Les liquidateurs, ou « mandataires judiciaires », sont accueillis dans un silence de plomb le 6 décembre. Dans leurs bottes, une misère : 320 000 euros pour 333 salarié.es, le minimum légal, sans que ni l’État ni Renault n’y trouvent à rajouter. En prime, pour chaque salarié.e, des offres de reclassement infâmes : des CDD à Saint-Étienne, en Isère, en Seine-et-Marne, dans l’Ariège ou dans la Loire, et pour des profils qui ne correspondent pas. Le lendemain, toutes et tous enverront ces propositions dans le brasero du piquet de grève. Avant de voter en AG la poursuite de l’occupation jusqu’à Noël, jour et nuit, pour empêcher le déménagement des machines.

Le 9 décembre, nouveau rassemblement. Plus de 2000 personnes du bassin et d’ailleurs viennent soutenir la lutte de la SAM. Le ministère public avait jusqu’à la veille au soir pour faire appel de la décision du tribunal de commerce.
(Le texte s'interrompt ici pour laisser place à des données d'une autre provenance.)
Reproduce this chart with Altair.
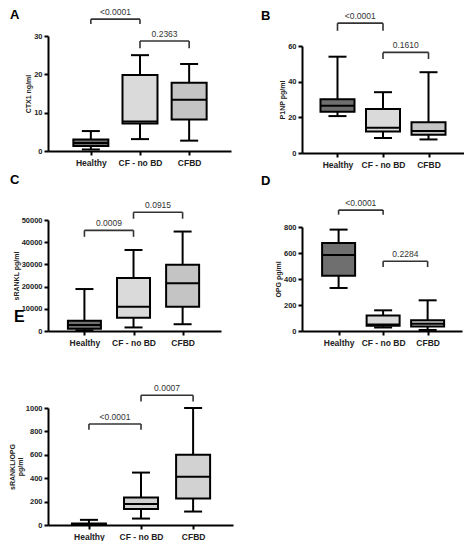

Il est resté muet. David, au micro, soutient que « le tribunal a pris une décision de classe, c’est leur justice de classe, être faible pour les forts, et fort envers les faibles ». Il fustige le gouvernement qui « soutient la stratégie de liquider les fonderies françaises pour faire du fric à l’étranger » et interroge : « combien de temps encore va-t-on laisser les multinationales façonner notre territoire ? ». Avant de prévenir : « Cette boîte, elle nous appartient, elle s’est développée avec les richesses créées et avec l’argent public. On ne peut pas, un jour, se regarder dans les yeux, franchir ce putain de portail, et se dire qu’on ne se reverra plus. Ça n’arrivera pas ! »

1 : Renault a soutenu la reprise de Alvance Aluminium Wheels (280 salarié.es) par le Groupe Saint-Jean Industries.

2 : Dans le jura, 120 salarié.es tentent de reprendre leur fonderie, la MBF, sous forme d’une SCOP.